En todo este tiempo lo de menos han sido los criterios sanitarios, no se han hecho pruebas diagnósticas para, por ejemplo, limitar la cuarentena a los enfermos sin limitar los derechos de los que ya estaban sanos o, incluso, inmunizados. Lo más sorprendente, tal vez, es que pese a las negligencias reiteradas del gobierno central y la merma de libertades injustificada, la gente haya cumplido obedientemente con este tipo de normas. Estamos como en la fábula de George Orwell de rebelión en la granja pero sin atisbos de rebelión. 

Una sociedad así, sumisa al control social es terreno abonado para el surgimiento de modelos autocráticos. Por ello la crítica al poder es más necesaria que nunca. El derecho a la disidencia, a poner en cuestión las verdades oficiales y a llevar la contraria al poder, que no necesariamente tiene que coincidir con la autoridad, so pena de ser señalado y perseguido como enemigo público. Las fórmulas han variado a lo largo de la historia pero el método es el mismo, en la dialéctica del amigo-enemigo el poder define una verdad oficial que no puede ser debatida, ya sea por calificarla como sagrada por religiosa o, como en los tiempos que vivimos, como científica. De ahí que el socialismo de Marx se definiera como científico, tratando de conseguir un halo de respetabilidad y legitimidad. Sin embargo, el proceso científico es dinámico y sometido a falsación continua.

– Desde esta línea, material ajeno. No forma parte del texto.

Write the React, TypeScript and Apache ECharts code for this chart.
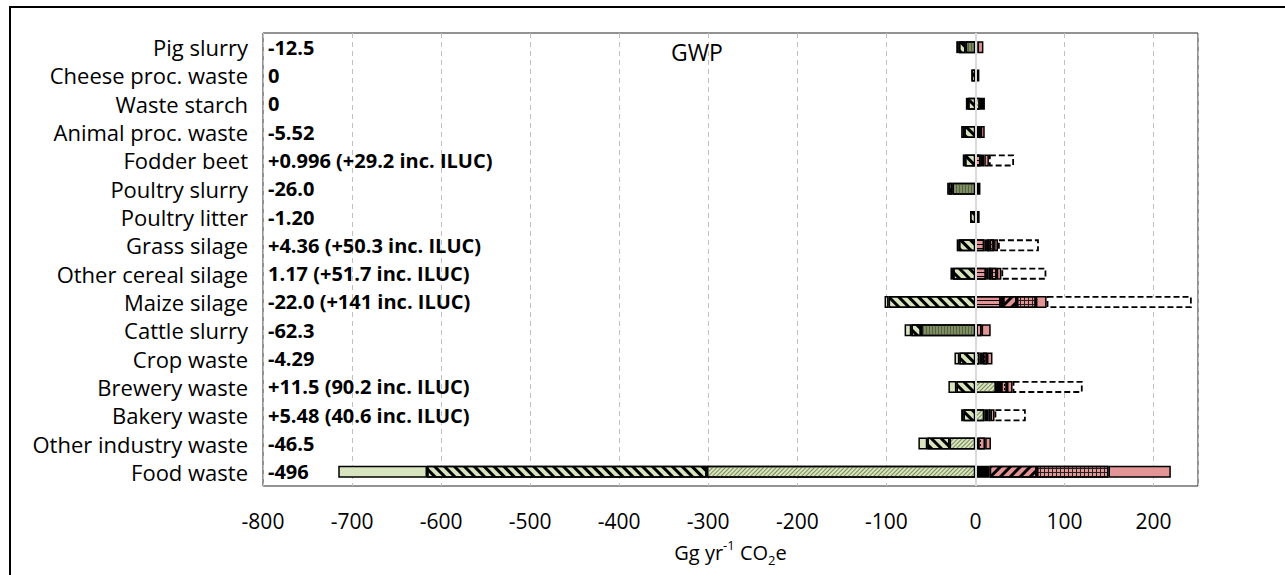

El resultado, por tanto, es el anhelo del buen burócrata. Una sociedad regida por una maraña de normas cambiantes que solo él controla para diseñar a su antojo lo que se puede y no se puede hacer. La aspiración de los nuevos sacerdotes laicos que, como Pedro Sánchez, sermonea semanalmente en el mejor de los casos sobre el bien y el mal para que como buenos borregos no nos salgamos del redil. Su sueño y la pesadilla de cualquier persona que aprecie mínimamente su libertad.